Is Mr. Ehrlich just 
one well-publicized green loony in a world full of sensible
environmentalists? 
Well, there are indeed many clear-eyed environmentalists.
But consider now 
"Beyond Malthus" by Lester Brown, Gary Gardner and Brian
Halweil, all of the Worldwatch 
Institute, of which Mr. Brown is president. 
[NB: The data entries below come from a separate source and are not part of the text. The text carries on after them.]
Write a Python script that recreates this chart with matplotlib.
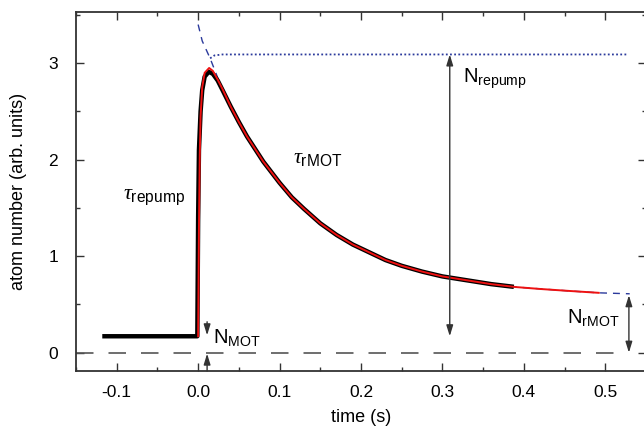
import matplotlib.pyplot as plt
from matplotlib.ticker import MultipleLocator

plt.rcParams['font.family'] = ['Liberation Sans', 'DejaVu Sans']
plt.rcParams['mathtext.fontset'] = 'custom'
plt.rcParams['mathtext.rm'] = 'Liberation Sans'
plt.rcParams['mathtext.it'] = 'Liberation Serif:italic'

# measured trace (loading after the repump is switched on)
data_t = [-0.115, -0.060, -0.001, 0.000, 0.001, 0.003, 0.005, 0.008, 0.013,
          0.018, 0.024, 0.030, 0.040, 0.050, 0.060, 0.070, 0.080, 0.090,
          0.100, 0.115, 0.130, 0.150, 0.170, 0.190, 0.210, 0.230, 0.250,
          0.275, 0.300, 0.330, 0.360, 0.385]
data_n = [0.17, 0.17, 0.17, 1.40, 2.10, 2.50, 2.72, 2.86, 2.91,
          2.89, 2.82, 2.72, 2.55, 2.39, 2.24, 2.11, 1.98, 1.87,
          1.76, 1.61, 1.49, 1.34, 1.22, 1.12, 1.04, 0.96, 0.90,
          0.84, 0.79, 0.75, 0.71, 0.685]

# fit
fit_t = [0.000, 0.001, 0.002, 0.003, 0.005, 0.008, 0.0135, 0.018, 0.024,
         0.030, 0.040, 0.050, 0.060, 0.070, 0.080, 0.090, 0.100, 0.115,
         0.130, 0.150, 0.170, 0.190, 0.210, 0.230, 0.250, 0.275, 0.300,
         0.330, 0.360, 0.390, 0.420, 0.455, 0.492]
fit_n = [0.17, 1.30, 2.05, 2.45, 2.75, 2.90, 2.95, 2.92, 2.83,
         2.73, 2.55, 2.39, 2.24, 2.11, 1.98, 1.87, 1.76, 1.61,
         1.49, 1.34, 1.22, 1.12, 1.04, 0.96, 0.90, 0.84, 0.79,
         0.75, 0.71, 0.68, 0.66, 0.64, 0.62]

# rMOT decay extrapolated back to t = 0
decay_t = [0.000, 0.005, 0.0147, 0.030, 0.050, 0.070, 0.090, 0.115, 0.150,
           0.190, 0.230, 0.275, 0.330, 0.390, 0.455, 0.492, 0.530]
decay_n = [3.40, 3.23, 3.05, 2.72, 2.39, 2.11, 1.87, 1.61, 1.34,
           1.12, 0.96, 0.84, 0.75, 0.68, 0.64, 0.62, 0.61]

# repump loading level
load_t = [0.0147, 0.020, 0.030, 0.527]
load_n = [3.05, 3.08, 3.09, 3.09]

n_mot = 0.17
n_repump_top = 3.09
n_rmot = 0.60

fig = plt.figure(figsize=(6.44, 4.30), dpi=100)
ax = fig.add_axes([76 / 644, 1 - 371 / 430, 570 / 644, 359 / 430])

blue = '#2b3a9c'
grey = '#555555'
ax.plot([-0.15, 0.528], [0, 0], color=grey, lw=1.2, ls=(0, (10.5, 9)))
ax.plot(decay_t, decay_n, color=blue, lw=1.0, ls=(0, (5, 4.3)))
ax.plot(load_t, load_n, color=blue, lw=1.3, ls=(0, (1, 1.3)))
ax.plot(data_t, data_n, color='black', lw=3.2, solid_joinstyle='round')
ax.plot(fit_t, fit_n, color='#ee1111', lw=1.4)

arrow = dict(color='#333333', lw=1.0, shrinkA=0, shrinkB=0, mutation_scale=10)
ax.annotate('', xy=(0.309, n_repump_top), xytext=(0.309, n_mot),
            arrowprops=dict(arrowstyle='<|-|>,head_length=0.65,head_width=0.2', **arrow))
ax.annotate('', xy=(0.529, n_rmot - 0.005), xytext=(0.529, 0.0),
            arrowprops=dict(arrowstyle='<|-|>,head_length=0.65,head_width=0.2', **arrow))
ax.annotate('', xy=(0.011, n_mot + 0.01), xytext=(0.011, 0.32),
            arrowprops=dict(arrowstyle='-|>,head_length=0.65,head_width=0.2', **arrow))
ax.annotate('', xy=(0.011, -0.01), xytext=(0.011, -0.19),
            arrowprops=dict(arrowstyle='-|>,head_length=0.65,head_width=0.2', **arrow))

ax.text(0.325, 2.795, r'N$_{\mathrm{repump}}$', fontsize=14.5)
ax.text(0.018, 0.10, r'N$_{\mathrm{MOT}}$', fontsize=14.5)
ax.text(0.453, 0.31, r'N$_{\mathrm{rMOT}}$', fontsize=14.5)
ax.text(-0.092, 1.59, r'$\tau_{\mathrm{repump}}$', fontsize=16)
ax.text(0.117, 1.97, r'$\tau_{\mathrm{rMOT}}$', fontsize=16)

ax.set_xlim(-0.15, 0.55)
ax.set_ylim(-0.19, 3.53)
ax.xaxis.set_major_locator(MultipleLocator(0.1))
ax.xaxis.set_minor_locator(MultipleLocator(0.05))
ax.yaxis.set_major_locator(MultipleLocator(1))
ax.yaxis.set_minor_locator(MultipleLocator(0.5))
ax.set_xticks([-0.1, 0.0, 0.1, 0.2, 0.3, 0.4, 0.5])
ax.set_xticklabels(['-0.1', '0.0', '0.1', '0.2', '0.3', '0.4', '0.5'])
ax.tick_params(which='both', direction='in', top=True, right=True,
               color='#333333', width=1.0, labelsize=12.5)
ax.tick_params(which='major', length=6)
ax.tick_params(which='minor', length=3)
ax.tick_params(axis='y', pad=13)
ax.tick_params(axis='x', pad=10)
for s in ax.spines.values():
    s.set_color('#333333')
    s.set_linewidth(1.3)

ax.set_xlabel('time (s)', fontsize=13)
ax.set_ylabel('atom number (arb. units)', fontsize=13)
ax.xaxis.set_label_coords(0.5, -0.106)
ax.yaxis.set_label_coords(-0.086, 0.5)

fig.savefig('out.png', dpi=100)
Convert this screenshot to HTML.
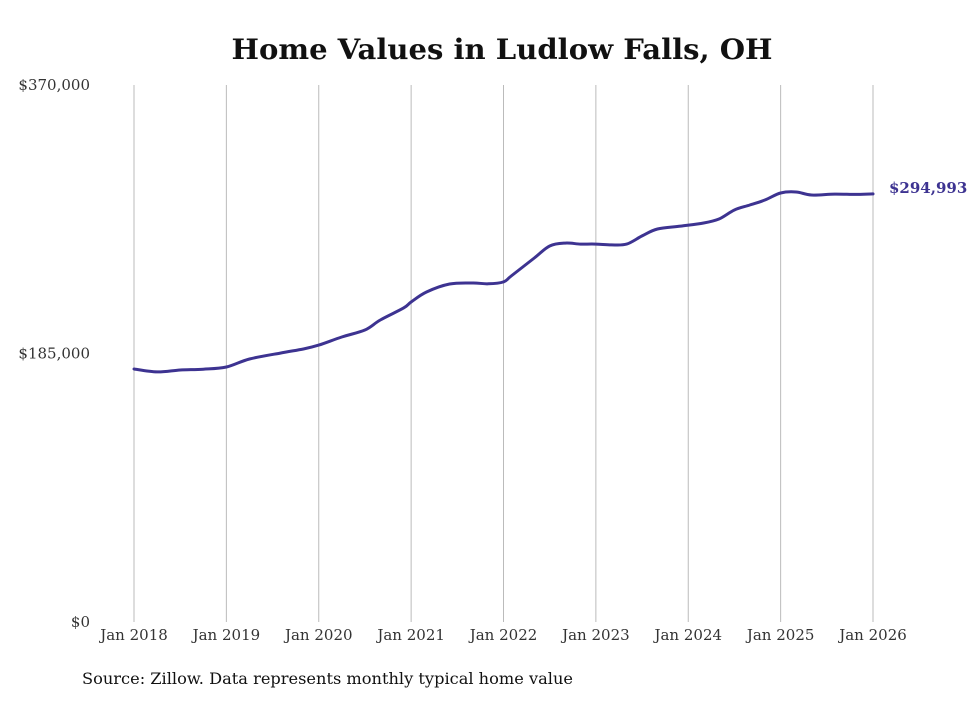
<!DOCTYPE html>
<html><head><meta charset="utf-8">
<style>
html,body{margin:0;padding:0;background:#fff;}
body{width:980px;height:699px;overflow:hidden;font-family:"DejaVu Serif",serif;}
</style></head>
<body>
<svg id="chart" width="980" height="699" xmlns="http://www.w3.org/2000/svg">
<text x="502" y="59" text-anchor="middle" font-family="DejaVu Serif, serif" font-weight="bold" font-size="28" fill="#111" textLength="541" lengthAdjust="spacingAndGlyphs">Home Values in Ludlow Falls, OH</text>
<g id="grid"></g>
<g id="yaxis"></g>
<g id="xaxis"></g>
<g id="series"></g>
<text x="82" y="684" font-family="DejaVu Serif, serif" font-size="16" fill="#111" textLength="491" lengthAdjust="spacingAndGlyphs">Source: Zillow. Data represents monthly typical home value</text>
</svg>
<script>
// months since Jan 2018
const months = [0,3,6,9,12,15,19,22,24,27,30,32,35,36,38,41,44,46,48,49,52,54,56,58,60,62,64,66,68,71,74,76,78,80,82,84,86,88,91,94,96];
const values = [174300,172300,173600,174200,175700,181200,185300,188100,190800,196400,201200,208100,216300,220500,227400,232900,233600,233000,234300,238400,250800,259100,261100,260400,260400,259800,260400,266000,270800,272800,274900,277700,283900,287300,290800,295600,296300,294200,294800,294600,294993];
const xTicks = [0,12,24,36,48,60,72,84,96];
const xTickLabels = ["Jan 2018","Jan 2019","Jan 2020","Jan 2021","Jan 2022","Jan 2023","Jan 2024","Jan 2025","Jan 2026"];
const yTicks = [0,185000,370000];
const yTickLabels = ["$0","$185,000","$370,000"];
const lastLabel = "$294,993";

const NS="http://www.w3.org/2000/svg";
const x = m => 134 + (873-134)*m/96;
const y = v => 622 - (622-85)*v/370000;
function mk(tag, attrs, parent, text){
  const e=document.createElementNS(NS,tag);
  for(const k in attrs) e.setAttribute(k,attrs[k]);
  if(text!==undefined) e.textContent=text;
  document.getElementById(parent).appendChild(e);
  return e;
}
xTicks.forEach((m,i)=>{
  const g=mk('line',{x1:x(m),x2:x(m),y1:85,y2:622,stroke:'#bbb','stroke-width':1},'grid');
  
  
  const t=mk('text',{x:x(m),y:640,'text-anchor':'middle','font-size':15,fill:'#333'},'xaxis',xTickLabels[i]);
  
  
});
yTicks.forEach((v,i)=>{
  const t=mk('text',{x:90,y:y(v)+5,'text-anchor':'end','font-size':15,fill:'#333'},'yaxis',yTickLabels[i]);
  
  
});
const pts=months.map((m,i)=>[x(m),y(values[i])]);
let d='M'+pts[0][0].toFixed(1)+','+pts[0][1].toFixed(1);
for(let i=0;i<pts.length-1;i++){
  const p0=pts[Math.max(0,i-1)],p1=pts[i],p2=pts[i+1],p3=pts[Math.min(pts.length-1,i+2)];
  const c1=[p1[0]+(p2[0]-p0[0])/6,p1[1]+(p2[1]-p0[1])/6];
  const c2=[p2[0]-(p3[0]-p1[0])/6,p2[1]-(p3[1]-p1[1])/6];
  d+=' C'+c1.map(v=>v.toFixed(1)).join(',')+' '+c2.map(v=>v.toFixed(1)).join(',')+' '+p2.map(v=>v.toFixed(1)).join(',');
}
const p=mk('path',{d:d,fill:'none',stroke:'#3d3391','stroke-width':3,'stroke-linejoin':'round','stroke-linecap':'round'},'series');


const lm=months[months.length-1], lv=values[values.length-1];
const lt=mk('text',{x:x(lm)+16,y:y(lv)-1,'font-size':15,'font-weight':'bold',fill:'#3d3391'},'series',lastLabel);


</script>
</body></html>
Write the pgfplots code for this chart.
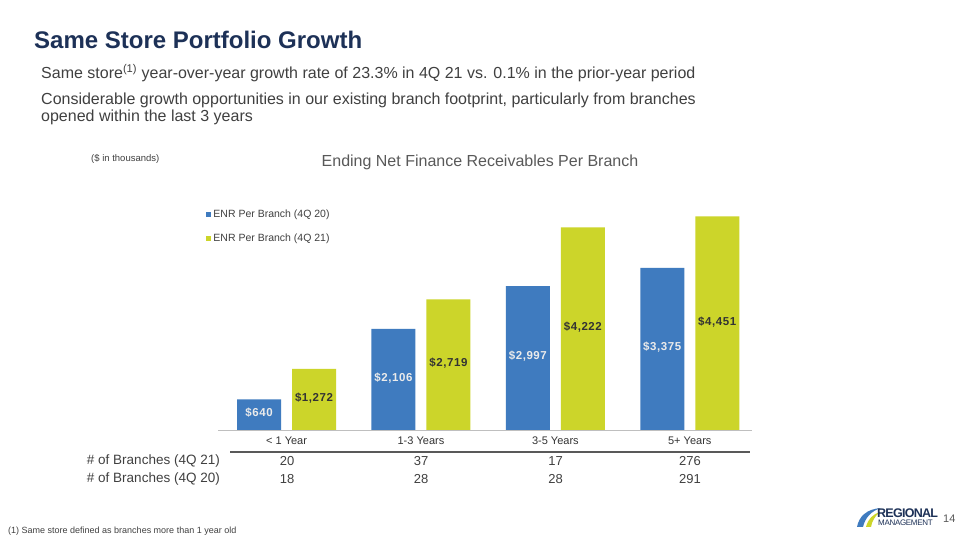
\documentclass[border=0pt]{standalone}
\usepackage{pgfplots}
\pgfplotsset{compat=1.18}
\usepackage{fontspec}
\setmainfont{Liberation Sans}
\definecolor{navy}{HTML}{1D3157}
\definecolor{txtgray}{HTML}{404040}
\definecolor{midgray}{HTML}{595959}
\definecolor{barblue}{HTML}{3F7BBF}
\definecolor{bargreen}{HTML}{CCD52A}
\begin{document}
\begin{tikzpicture}[x=1pt,y=1pt]
\useasboundingbox (0,0) rectangle (960,540);
\fill[white] (0,0) rectangle (960,540);
% headings
\node[anchor=west, inner sep=0pt, font=\fontsize{24}{28}\selectfont\bfseries, text=navy] at (34,500) {Same Store Portfolio Growth};
\node[anchor=west, inner sep=0pt, font=\fontsize{16}{18}\selectfont, text=txtgray] at (41,467) {Same store\textsuperscript{(1)} year-over-year growth rate of 23.3\% in 4Q 21 vs. 0.1\% in the prior-year period};
\node[anchor=west, inner sep=0pt, font=\fontsize{16}{18}\selectfont, text=txtgray] at (41,440) {Considerable growth opportunities in our existing branch footprint, particularly from branches};
\node[anchor=west, inner sep=0pt, font=\fontsize{16}{18}\selectfont, text=txtgray] at (41,423) {opened within the last 3 years};
\node[anchor=west, inner sep=0pt, font=\fontsize{9.5}{11}\selectfont, text=txtgray] at (91,381) {(\$ in thousands)};
\node[inner sep=0pt, font=\fontsize{16}{18}\selectfont, text=midgray] at (480,378) {Ending Net Finance Receivables Per Branch};
% chart
\begin{axis}[
  at={(218pt,110pt)}, anchor=south west,
  x=134.4pt, y=0.048pt,
  xmin=-0.51, xmax=3.464, ymin=0, ymax=4800,
  clip=false,
  axis x line*=bottom, axis y line=none,
  x axis line style={draw=black!25, line width=0.6pt, -},
  ytick=\empty, xtick={0,1,2,3},
  xticklabels={{< 1 Year},{1-3 Years},{3-5 Years},{5+ Years}},
  major tick length=0pt,
  xticklabel style={font=\fontsize{11}{12}\selectfont, text=black!80, anchor=center, yshift=-11pt},
  ybar=11pt, bar width=44pt,
  /pgf/number format/assume math mode=true,
  /pgf/number format/1000 sep={,},
  visualization depends on=rawy \as \myy,
  nodes near coords={\$\pgfmathprintnumber{\pgfplotspointmeta}},
  every node near coord/.append style={font=\fontsize{11.5}{13}\selectfont\bfseries\addfontfeatures{LetterSpace=5}, anchor=center, yshift=-0.024pt*\myy+1.5pt},
  legend style={at={(-0.022,0.964)}, anchor=north west, draw=none, fill=none,
    font=\fontsize{10.5}{12}\selectfont, text=txtgray, row sep=11pt, inner sep=0pt},
  legend cell align=left,
  legend image code/.code={\fill[#1] (0pt,-2.5pt) rectangle (5pt,2.5pt);},
]
\addplot[fill=barblue, draw=none, every node near coord/.append style={text=white!92!black}]
  coordinates {(0,640) (1,2106) (2,2997) (3,3375)};
\addlegendentry{ENR Per Branch (4Q 20)}
\addplot[fill=bargreen, draw=none, every node near coord/.append style={text=black!80}]
  coordinates {(0,1272) (1,2719) (2,4222) (3,4451)};
\addlegendentry{ENR Per Branch (4Q 21)}
\end{axis}
% table under chart
\draw[midgray, line width=1.3pt] (230,88) -- (750,88);
\node[anchor=east, inner sep=0pt, font=\fontsize{13.5}{15}\selectfont, text=txtgray] at (220,79) {\# of Branches (4Q 21)};
\node[anchor=east, inner sep=0pt, font=\fontsize{13.5}{15}\selectfont, text=txtgray] at (220,61) {\# of Branches (4Q 20)};
\foreach \xx/\a/\b in {287/20/18, 421/37/28, 555.5/17/28, 690/276/291}{
  \node[inner sep=0pt, font=\fontsize{13}{15}\selectfont, text=txtgray] at (\xx,79) {\a};
  \node[inner sep=0pt, font=\fontsize{13}{15}\selectfont, text=txtgray] at (\xx,61) {\b};
}
% footnote
\node[anchor=west, inner sep=0pt, font=\fontsize{9}{10}\selectfont, text=txtgray] at (8,9) {(1) Same store defined as branches more than 1 year old};
% logo and page number
\fill[barblue] (857,13) .. controls (859,24) and (867,31) .. (881,32) .. controls (871,29) and (865,22) .. (863,13) -- cycle;
\fill[bargreen] (866,13) .. controls (868,21) and (873,26) .. (880,28) .. controls (875,24) and (872,19) .. (871,13) -- cycle;
\node[anchor=west, inner sep=0pt, font=\fontsize{12.5}{13}\selectfont\bfseries, text=navy] at (877,27) {\addfontfeatures{LetterSpace=-6}REGIONAL};
\node[anchor=west, inner sep=0pt, font=\fontsize{8}{9}\selectfont, text=navy] at (878,17) {\addfontfeatures{LetterSpace=-4}MANAGEMENT};
\node[anchor=west, inner sep=0pt, font=\fontsize{11}{12}\selectfont, text=midgray] at (943,21) {14};
\end{tikzpicture}
\end{document}
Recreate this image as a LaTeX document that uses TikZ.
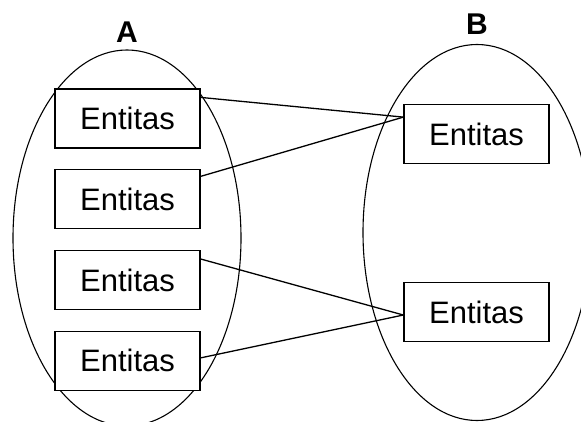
\documentclass[tikz,border=0pt]{standalone}
\usepackage{fontspec}
\setmainfont{Liberation Sans}
\usetikzlibrary{positioning, shapes.geometric, calc}

\begin{document}
\begin{tikzpicture}[
    x=1pt, y=-1pt,
    node distance=20.5pt,
    entity/.style={
        draw, fill=white, line width=1.3pt, minimum width=145pt, minimum height=59pt,
        inner sep=0pt, font=\fontsize{31}{31}\selectfont
    },
    set/.style={
        draw, ellipse, line width=1.1pt, inner sep=0pt,
        minimum width=228pt, minimum height=376pt
    },
    setlabel/.style={
        font=\fontsize{30}{30}\selectfont\bfseries, inner sep=0pt
    },
    link/.style={line width=1.3pt},
]
\useasboundingbox (0,0) rectangle (581,422);

% ── Sets ──
\node[set] (setA) at (127,238) {};
\node[set] (setB) at (477,232.5) {};
\node[setlabel, above=7pt of setA.north] (labA) {A};
\node[setlabel, above=9pt of setB.north] (labB) {B};

% ── Entities of A ──
\node[entity] (a1) at (127.5,118.5) {Entitas};
\node[entity, below=of a1] (a2) {Entitas};
\node[entity, below=of a2] (a3) {Entitas};
\node[entity, below=of a3] (a4) {Entitas};

% ── Entities of B ──
\node[entity] (b1) at (476.5,134) {Entitas};
\node[entity] (b2) at (476.5,312) {Entitas};

% ── Links ──
\coordinate (b1in) at ($(b1.north west)!0.22!(b1.south west)$);
\coordinate (b2in) at ($(b2.north west)!0.55!(b2.south west)$);
\draw[link] ($(a1.north east)!0.15!(a1.south east)$) -- (b1in);
\draw[link] ($(a2.north east)!0.12!(a2.south east)$) -- (b1in);
\draw[link] ($(a3.north east)!0.15!(a3.south east)$) -- (b2in);
\draw[link] ($(a4.north east)!0.45!(a4.south east)$) -- (b2in);

\end{tikzpicture}
\end{document}
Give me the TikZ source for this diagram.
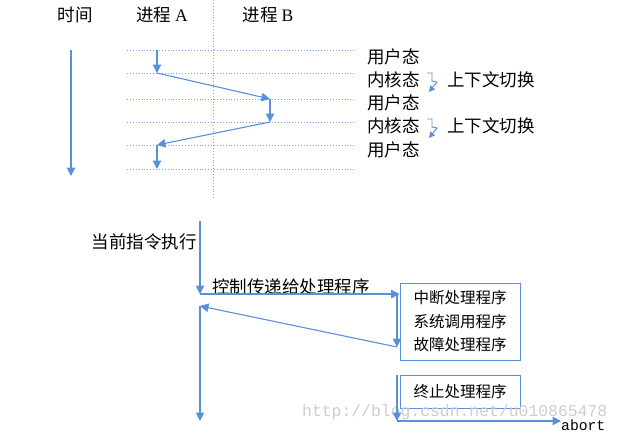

Worldwatch is no marginal organization of green flakes. The book's 
introduction notes that Worldwatch is supported by some of the most
important 
foundations in America, including Ford, Rockefeller Brothers,
MacArthur, 
Hewlett, Packard, Turner, Charles Stewart Mott and, wouldn't you
know, the U.N. 
 Population Fund (your 
tax dollars at work).
Talk about 
junk science. Ignoring much demographic evidence, Mr. Brown's
thesis is that the world is 
suffering from 
"demographic fatigue," that the AIDS epidemic in
sub-Saharan Africa is the leading indicator, and 
it's all going to get worse unless we do what the book's authors 
say, immediately.
What is this fatigue? What causes it? According to 
"Beyond Malthus," the world's population is growing so
fast in the less developed countries 
(LDC) that there soon won't be enough grain, water, forests, fish,
energy, 
jobs, housing or meat. Such strains are already raising death rates
in 
sub-Saharan Africa, via AIDS. Tomorrow the world. Birth rates may
be falling 
now, but AIDS-like tragedies will (inexplicably) increase birth
rates, causing 
worse tragedy. Everyone everywhere ought to have condoms.
For the record: In the last 30 years total 
fertility rates in the LDCs plummeted from above 6 children per
woman to below 
3 and are still falling, rapidly. World population grew by 400
percent this 
century, while people got richer and healthier. U.N. projections
indicate a 
35 percent to 50 percent 
increase by 2050, after which population will likely fall.
Most fatiguing about the book is its Gorelike tone. The
argument is settled. 
You may not disagree, or people will starve. The fate of the Earth
is in the 
balance.
There are some lessons in these books for Al Gore and his
run for the 
presidency. Mr. Zelnick's book shows Mr. Gore to be both rigid and 
sanctimonious about certain of his beliefs. Now, Mr. Gore neither
wrote nor 
praised 
"Beyond Malthus," but, arguably, the book suggests some
of the intellectual sources for his 
rigidity and sanctimony on green issues. It 
behooves Mr. Gore to rethink and reformulate some of his stated
views and 
re-evaluate the environment whence he gets environmental guidance.
The success 
of his campaign, already showing signs of fatigue, is in the
balance.
Ben Wattenberg is a nationally syndicated columnist.